According to Dr. Julie Schablitsky, an archaeologist for the state of Oregon, “the bone pieces were so small that we don’t know exactly what they are.”
Dr. Tasa will be able to tell researchers whether the bone fragment is human or possibly that of an oxen the Donner Party had at their camp.
If human, the fragment will be analyzed using mitochondrial DNA testing, a technique that is relatively new in the field of archaeology.
“Within the past 10 years, technological advances in forensic science, such as DNA analysis, allows us to extract evidence from artifacts like crime scene investigators,” said Schablitsky.

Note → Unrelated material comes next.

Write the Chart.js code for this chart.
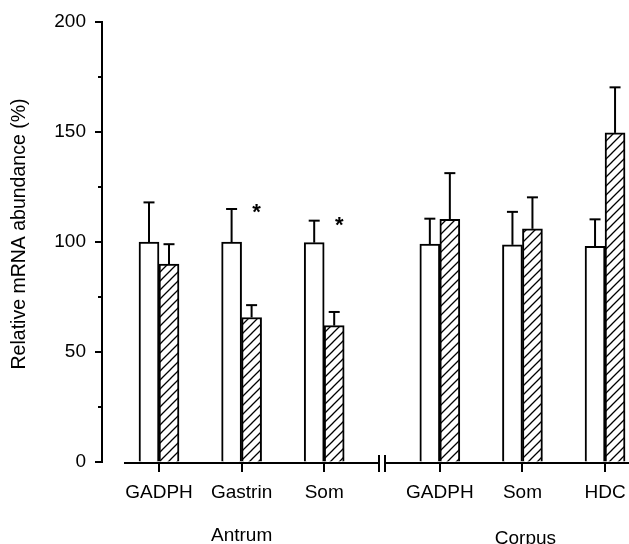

Any DNA recovered from the bone fragments can then be compared to DNA from living descendents of the Donner Party survivors, allowing researchers the chance to stifle any doubt that the Alder Creek site is where the Donner Party members spent the winter.
The small brass chain link found at the site was another exciting discovery for the archaeologists involved in the dig.
Believed to be a remnant of a piece of jewelry, the artifact indicates the presence of women at the campsite. Archaeologists involved in previous excavations had found a number of artifacts that were consistent with a camp full of men; however, until now nothing had been found that could be linked to the women who were known to have been in the Donner camps.
Plans for the artifacts found at the site are still being worked out. In the immediate future, all the artifacts found in the most recent excavations will be taken to the University of Montana, where Dr. Kelly Dixon, who was also involved in the excavation, will oversee the cleaning and cataloguing of the pieces.
Ultimately, the entire collection will be returned to the Tahoe National Forest, at which point Carrie Smith would like to see them put on display.
“We would like to turn this into something that’s beneficial to the public,” said Smith, the district archaeologist for the Truckee Ranger District office of the U.S. Forest Service.
Smith has been a member of the Truckee community since she was 5 years old. She graduated Truckee High and then attended the University of Nevada, Reno, where she received a bachelor’s degree in anthropology with a specialization in archaeology.
She joined the Truckee Ranger District in 1988 after attaining her master’s degree, also in anthropology, from the University of New Mexico in Albuquerque.
In charge of coordinating the permitting process required for the Donner camp excavation, Smith provided oversight and logistical support for the scientists involved in the project as well as equipment used in the excavation.
According to Smith, the toughest part of her job as it pertains to the Donner Party campsite excavation has been dealing with the public interest in the story.
“The Donner Party is such a pivotal event in Western history-the expansion of the U.S. to California,” she said. “It is like ‘the’ event that people know about.”
Ongoing research at the site and in the laboratory is dependent on the scientists involved getting further funding, either from private sources or through scientific grants.
“Funding for this type of research is really hard to come by,” Smith said. Fortunately for those involved with the Donner Party meadow project, there has recently been a lot of interest in using forensic techniques such as DNA analysis in doing archaeological research. Smith mentioned the possibility of applying for National Science Foundation grants to continue the research at the Alder Creek site as well as at the Murphy cabin site located in Donner State Park.
Members of the public interested in seeing the area where the Donner Party are thought to have camped can check out the site at the Donner picnic site. There are picnic tables and an interpretive walking trail that gives visitors an overview of the tragic events that took place during the winter of 1846-47.
The site is located off Highway 89, approximately three miles north of Truckee, the Donner picnic site is open to the public for day use.